D'abord, nos relations diplomatiques ont toujours été plutôt bonnes. Le Général De Gaulle fut le premier dirigeant d'un pays occidental à reconnaître la République Populaire de Chine en 1964. Ce simple geste est pourtant resté important aux yeux des Chinois. Mais d'un point de vue plus pragmatique : la France a un savoir-faire dans le nucléaire, l'aéronautique et encore le BTP écologique. Or la Chine a besoin de logements, elle a aussi besoin d'électricité plus propre que ses milliers de centrales au charbon. Elle aimerait aussi être indépendante dans des domaines stratégiques : construire des carlingues c'est bien, mettre des réacteurs qui marchent dedans c'est mieux. Bref, dans ces domaines, la Russie, traditionnelle fournisseur de la Chine dans ces domaines, est méfiante : trop de ses appareils ont été copiés, tandis que la France, elle, cherche des contrats. Il y a donc une possibilité de partenariat économique, avec des risques et des intérêts.

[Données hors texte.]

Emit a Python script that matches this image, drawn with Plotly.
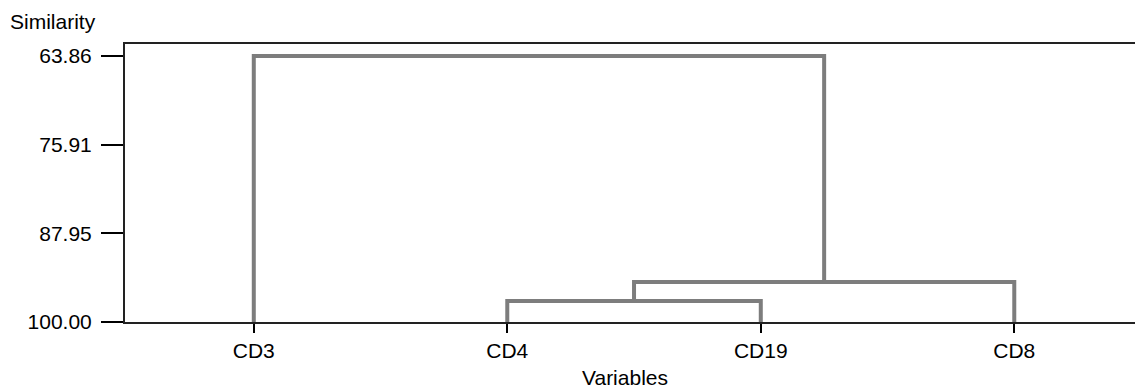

Mais au-delà des contrats, il faudrait que la France et la Chine renforcent leur coopération au niveau des universités. Une de mes connaissances a choisi de partir étudier en Chine. Ce genre de comportement est à encourager, il faut favoriser la mobilité de nos étudiants respectifs. Renforcer les coopérations entre les universités et les instituts technologiques : d'une part car toute coopération est bonne, d'autre part car la coopération permet à chaque partie de se comprendre mieux. Or, lorsque l'on travaille ensemble et que l'on se comprend bien, on s'apprécie. Ce renforcement de la coopération entre nos pays serait un moyen bénéfique pour les deux nations de renforcer la relation forte qui les lient.